- [WORK TO DO] Every line with the string "that" should be gathered.
————————
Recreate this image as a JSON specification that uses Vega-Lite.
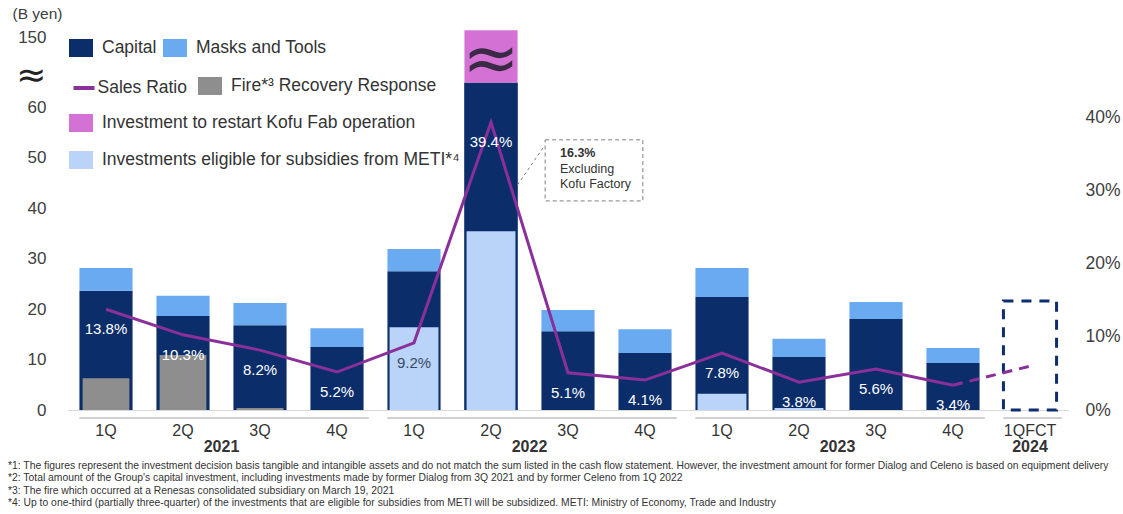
{
  "$schema": "https://vega.github.io/schema/vega-lite/v6.json",
  "width": 1001,
  "height": 380,
  "autosize": "none",
  "padding": {"left": 67.5, "top": 30, "right": 54.5, "bottom": 104},
  "background": "white",
  "config": {
    "view": {"stroke": null},
    "font": "Liberation Sans",
    "axis": {"labelFont": "Liberation Sans", "labelColor": "#404040", "grid": false, "ticks": false, "domain": false},
    "legend": {
      "labelFont": "Liberation Sans", "labelFontSize": 17.5, "labelColor": "#333333", "labelOffset": 12,
      "labelLimit": 700, "padding": 0, "columnPadding": 6, "rowPadding": 0,
      "symbolType": "M-1.333,-1H1.333V1H-1.333Z", "symbolSize": 324, "symbolStrokeWidth": 0, "symbolOpacity": 1
    }
  },
  "title": {
    "text": [
      "*1: The figures represent the investment decision basis tangible and intangible assets and do not match the sum listed in the cash flow statement. However, the investment amount for former Dialog and Celeno is based on equipment delivery",
      "*2: Total amount of the Group's capital investment, including investments made by former Dialog from 3Q 2021 and by former Celeno from 1Q 2022",
      "*3: The fire which occurred at a Renesas consolidated subsidiary on March 19, 2021",
      "*4: Up to one-third (partially three-quarter) of the investments that are eligible for subsidies from METI will be subsidized. METI: Ministry of Economy, Trade and Industry"
    ],
    "orient": "bottom", "anchor": "start", "frame": "group", "font": "Liberation Sans", "fontSize": 10.35,
    "fontWeight": "normal", "color": "#333333", "lineHeight": 12.5, "dx": -59.5, "offset": 6, "baseline": "top"
  },
  "datasets": {
    "inv": [
      {"q": "2021 1Q", "cat": "Capital", "v": 23.6},
      {"q": "2021 1Q", "cat": "Masks and Tools", "v": 4.5},
      {"q": "2021 1Q", "cat": "Fire*³ Recovery Response", "v": 6.3},
      {"q": "2021 2Q", "cat": "Capital", "v": 18.6},
      {"q": "2021 2Q", "cat": "Masks and Tools", "v": 4.0},
      {"q": "2021 2Q", "cat": "Fire*³ Recovery Response", "v": 10.9},
      {"q": "2021 3Q", "cat": "Capital", "v": 16.8},
      {"q": "2021 3Q", "cat": "Masks and Tools", "v": 4.4},
      {"q": "2021 3Q", "cat": "Fire*³ Recovery Response", "v": 0.4},
      {"q": "2021 4Q", "cat": "Capital", "v": 12.5},
      {"q": "2021 4Q", "cat": "Masks and Tools", "v": 3.7},
      {"q": "2022 1Q", "cat": "Capital", "v": 27.5},
      {"q": "2022 1Q", "cat": "Masks and Tools", "v": 4.4},
      {"q": "2022 1Q", "cat": "Investments eligible for subsidies from METI*⁴", "v": 16.4},
      {"q": "2022 2Q", "cat": "Capital", "v": 64.8},
      {"q": "2022 2Q", "cat": "Investment to restart Kofu Fab operation", "v": 10.4},
      {"q": "2022 2Q", "cat": "Investments eligible for subsidies from METI*⁴", "v": 35.4},
      {"q": "2022 3Q", "cat": "Capital", "v": 15.6},
      {"q": "2022 3Q", "cat": "Masks and Tools", "v": 4.2},
      {"q": "2022 4Q", "cat": "Capital", "v": 11.3},
      {"q": "2022 4Q", "cat": "Masks and Tools", "v": 4.7},
      {"q": "2023 1Q", "cat": "Capital", "v": 22.4},
      {"q": "2023 1Q", "cat": "Masks and Tools", "v": 5.7},
      {"q": "2023 1Q", "cat": "Investments eligible for subsidies from METI*⁴", "v": 3.2},
      {"q": "2023 2Q", "cat": "Capital", "v": 10.5},
      {"q": "2023 2Q", "cat": "Masks and Tools", "v": 3.6},
      {"q": "2023 2Q", "cat": "Investments eligible for subsidies from METI*⁴", "v": 0.4},
      {"q": "2023 3Q", "cat": "Capital", "v": 18.0},
      {"q": "2023 3Q", "cat": "Masks and Tools", "v": 3.4},
      {"q": "2023 4Q", "cat": "Capital", "v": 9.3},
      {"q": "2023 4Q", "cat": "Masks and Tools", "v": 3.0}
    ],
    "fc": [{"q": "2024 1QFCT", "v": 21.6}],
    "ratio": [
      {"q": "2021 1Q", "r": 0.138},
      {"q": "2021 2Q", "r": 0.103},
      {"q": "2021 3Q", "r": 0.082},
      {"q": "2021 4Q", "r": 0.052},
      {"q": "2022 1Q", "r": 0.092},
      {"q": "2022 2Q", "r": 0.394},
      {"q": "2022 3Q", "r": 0.051},
      {"q": "2022 4Q", "r": 0.041},
      {"q": "2023 1Q", "r": 0.078},
      {"q": "2023 2Q", "r": 0.038},
      {"q": "2023 3Q", "r": 0.056},
      {"q": "2023 4Q", "r": 0.034},
      {"q": "2024 1QFCT", "r": 0.06}
    ],
    "groups": [
      {"year": "2021", "first": "2021 1Q", "last": "2021 4Q", "mid": "2021 2Q"},
      {"year": "2022", "first": "2022 1Q", "last": "2022 4Q", "mid": "2022 2Q"},
      {"year": "2023", "first": "2023 1Q", "last": "2023 4Q", "mid": "2023 2Q"},
      {"year": "2024", "first": "2024 1QFCT", "last": "2024 1QFCT", "mid": "2024 1QFCT"}
    ],
    "note": [{"pct": 0.163, "lines": ["Excluding", "Kofu Factory"]}]
  },
  "layer": [
    {
      "resolve": {"scale": {"fill": "independent"}},
      "layer": [
        {
          "data": {"name": "inv"},
          "transform": [{"filter": {"field": "cat", "oneOf": ["Capital", "Masks and Tools"]}}],
          "mark": {"type": "bar"},
          "encoding": {
            "x": {
              "field": "q", "type": "nominal", "title": null,
              "scale": {"type": "band", "paddingInner": 0.31, "paddingOuter": 0.155,
                "domain": ["2021 1Q", "2021 2Q", "2021 3Q", "2021 4Q", "2022 1Q", "2022 2Q", "2022 3Q", "2022 4Q", "2023 1Q", "2023 2Q", "2023 3Q", "2023 4Q", "2024 1QFCT"]},
              "axis": {"labelExpr": "split(datum.value, ' ')[1]", "labelFontSize": 16, "labelPadding": 12, "labelAngle": 0,
                "labelColor": "#333333", "domain": true, "domainColor": "#d9d9d9", "domainWidth": 1}
            },
            "y": {
              "field": "v", "type": "quantitative", "stack": "zero",
              "scale": {"domain": [0, 75.25], "nice": false, "zero": true},
              "axis": {
                "orient": "left", "values": [0, 10, 20, 30, 40, 50, 60, 66.3, 73.7], "labelOverlap": false,
                "labelExpr": "datum.value > 70 ? '150' : datum.value > 65 ? '≈' : datum.label",
                "labelFontSize": {"condition": {"test": "datum.value > 65 && datum.value < 70", "value": 36}, "value": 17},
                "labelFont": {"condition": {"test": "datum.value > 65 && datum.value < 70", "value": "DejaVu Sans"}, "value": "Liberation Sans"},
                "labelColor": {"condition": {"test": "datum.value > 65 && datum.value < 70", "value": "#222222"}, "value": "#404040"},
                "labelPadding": 21.5,
                "title": "(B yen)", "titleAngle": 0, "titleAlign": "left", "titleBaseline": "middle",
                "titleX": -55.5, "titleY": -17, "titleFontSize": 15.5, "titleFontWeight": "normal",
                "titleColor": "#404040", "titleFont": "Liberation Sans"
              }
            },
            "fill": {
              "field": "cat", "type": "nominal",
              "scale": {"domain": ["Capital", "Masks and Tools"], "range": ["#0b2e6b", "#6aaaf0"]},
              "legend": {"title": null, "orient": "none", "direction": "horizontal", "legendX": 4.5, "legendY": 9}
            },
            "order": {"field": "cat", "type": "nominal", "sort": "ascending"}
          }
        },
        {
          "data": {"name": "inv"},
          "transform": [{"filter": "datum.q == '2022 2Q' && (datum.cat == 'Capital' || datum.cat == 'Investment to restart Kofu Fab operation')"}],
          "mark": {"type": "bar"},
          "encoding": {
            "x": {"field": "q", "type": "nominal"},
            "y": {"field": "v", "type": "quantitative", "stack": "zero"},
            "fill": {
              "field": "cat", "type": "nominal",
              "scale": {"domain": ["Capital", "Investment to restart Kofu Fab operation"], "range": ["#0b2e6b", "#d372d4"]},
              "legend": {"title": null, "orient": "none", "direction": "vertical", "legendX": 4.5, "legendY": 84,
                "values": ["Investment to restart Kofu Fab operation"]}
            },
            "order": {"field": "cat", "type": "nominal", "sort": "ascending"}
          }
        },
        {
          "data": {"name": "inv"},
          "transform": [{"filter": {"field": "cat", "equal": "Fire*³ Recovery Response"}}],
          "mark": {"type": "bar", "width": {"band": 0.88}},
          "encoding": {
            "x": {"field": "q", "type": "nominal"},
            "y": {"field": "v", "type": "quantitative", "stack": null},
            "fill": {
              "field": "cat", "type": "nominal",
              "scale": {"domain": ["Fire*³ Recovery Response"], "range": ["#8e8e8e"]},
              "legend": {"title": null, "orient": "none", "direction": "vertical", "legendX": 133.5, "legendY": 47}
            }
          }
        },
        {
          "data": {"name": "inv"},
          "transform": [{"filter": {"field": "cat", "equal": "Investments eligible for subsidies from METI*⁴"}}],
          "mark": {"type": "bar", "width": {"band": 0.92}},
          "encoding": {
            "x": {"field": "q", "type": "nominal"},
            "y": {"field": "v", "type": "quantitative", "stack": null},
            "fill": {
              "field": "cat", "type": "nominal",
              "scale": {"domain": ["Investments eligible for subsidies from METI*⁴"], "range": ["#b9d4f8"]},
              "legend": {"title": null, "orient": "none", "direction": "vertical", "legendX": 4.5, "legendY": 121}
            }
          }
        },
        {
          "data": {"name": "fc"},
          "mark": {"type": "bar", "filled": false, "stroke": "#0d2d6c", "strokeWidth": 3, "strokeDash": [10, 8]},
          "encoding": {
            "x": {"field": "q", "type": "nominal"},
            "y": {"field": "v", "type": "quantitative"}
          }
        },
        {
          "data": {"name": "groups"},
          "mark": {"type": "rule", "color": "#c0c0c0", "strokeWidth": 1.5},
          "encoding": {
            "x": {"field": "first", "type": "nominal", "bandPosition": 0},
            "x2": {"field": "last", "bandPosition": 1.1},
            "y": {"datum": -1.6}
          }
        },
        {
          "data": {"name": "groups"},
          "transform": [{"filter": "datum.year != '2024'"}],
          "mark": {"type": "text", "fontWeight": "bold", "fontSize": 16, "color": "#333333", "dx": 38.5, "baseline": "middle"},
          "encoding": {
            "x": {"field": "mid", "type": "nominal"},
            "y": {"datum": -7.3},
            "text": {"field": "year"}
          }
        },
        {
          "data": {"name": "groups"},
          "transform": [{"filter": "datum.year == '2024'"}],
          "mark": {"type": "text", "fontWeight": "bold", "fontSize": 16, "color": "#333333", "baseline": "middle"},
          "encoding": {
            "x": {"field": "mid", "type": "nominal"},
            "y": {"datum": -7.3},
            "text": {"field": "year"}
          }
        },
        {
          "data": {"name": "note"},
          "mark": {"type": "rect", "filled": false, "stroke": "#7f7f7f", "strokeWidth": 1, "strokeDash": [4, 3]},
          "encoding": {
            "x": {"datum": "2022 3Q", "bandPosition": 0.07},
            "x2": {"datum": "2022 4Q", "bandPosition": 0.46},
            "y": {"datum": 53.5},
            "y2": {"datum": 41.4}
          }
        },
        {
          "data": {"name": "note"},
          "mark": {"type": "rule", "stroke": "#7f7f7f", "strokeWidth": 1, "strokeDash": [3, 3]},
          "encoding": {
            "x": {"datum": "2022 3Q", "bandPosition": 0.03},
            "x2": {"datum": "2022 2Q", "bandPosition": 1},
            "y": {"datum": 51.9},
            "y2": {"datum": 44.6}
          }
        },
        {
          "data": {"name": "note"},
          "mark": {"type": "text", "fontWeight": "bold", "fontSize": 12.5, "color": "#333333", "align": "left", "baseline": "middle"},
          "encoding": {
            "x": {"datum": "2022 3Q", "bandPosition": 0.35},
            "y": {"datum": 50.9},
            "text": {"field": "pct", "format": ".1%"}
          }
        },
        {
          "data": {"name": "note"},
          "mark": {"type": "text", "fontSize": 12.5, "color": "#333333", "align": "left", "baseline": "middle", "lineHeight": 15},
          "encoding": {
            "x": {"datum": "2022 3Q", "bandPosition": 0.35},
            "y": {"datum": 47.7},
            "text": {"field": "lines"}
          }
        },
        {
          "data": {"name": "note"},
          "mark": {"type": "text", "font": "DejaVu Sans", "fontSize": 68, "color": "#3a2a45", "align": "center", "baseline": "middle"},
          "encoding": {
            "x": {"datum": "2022 2Q"},
            "y": {"datum": 69.1},
            "text": {"value": "≈"}
          }
        }
      ]
    },
    {
      "layer": [
        {
          "data": {"name": "ratio"},
          "transform": [{"filter": "datum.q != '2024 1QFCT'"}],
          "mark": {"type": "line", "strokeWidth": 3},
          "encoding": {
            "x": {"field": "q", "type": "nominal"},
            "y": {
              "field": "r", "type": "quantitative",
              "scale": {"domain": [0, 0.5205], "nice": false, "zero": true},
              "axis": {"orient": "right", "values": [0, 0.1, 0.2, 0.3, 0.4], "format": ".0%", "labelFontSize": 17.5, "labelPadding": 16.5, "title": null}
            },
            "stroke": {
              "datum": "Sales Ratio", "type": "nominal",
              "scale": {"range": ["#8b2f9b"]},
              "legend": {"title": null, "orient": "none", "legendX": 4, "legendY": 45.5, "symbolType": "stroke",
                "symbolSize": 441, "symbolStrokeWidth": 4, "labelOffset": 1}
            }
          }
        },
        {
          "data": {"name": "ratio"},
          "transform": [{"filter": "datum.q == '2023 4Q' || datum.q == '2024 1QFCT'"}],
          "mark": {"type": "line", "strokeWidth": 3, "stroke": "#8b2f9b", "strokeDash": [10, 7]},
          "encoding": {
            "x": {"field": "q", "type": "nominal"},
            "y": {"field": "r", "type": "quantitative"}
          }
        },
        {
          "data": {"name": "ratio"},
          "transform": [{"filter": "datum.q != '2024 1QFCT'"}],
          "mark": {"type": "text", "fontSize": 15, "dy": 20, "baseline": "middle", "align": "center"},
          "encoding": {
            "x": {"field": "q", "type": "nominal"},
            "y": {"field": "r", "type": "quantitative"},
            "text": {"field": "r", "format": ".1%"},
            "color": {"condition": {"test": "datum.q == '2022 1Q'", "value": "#3b4a66"}, "value": "white"}
          }
        }
      ]
    }
  ],
  "resolve": {"scale": {"y": "independent", "fill": "independent", "stroke": "independent"}}
}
————————
- [THE REPLY]
Recreate this image as a JSON specification that uses Vega-Lite.
      "*4: Up to one-third (partially three-quarter) of the investments that are eligible for subsidies from METI will be subsidized. METI: Ministry of Economy, Trade and Industry"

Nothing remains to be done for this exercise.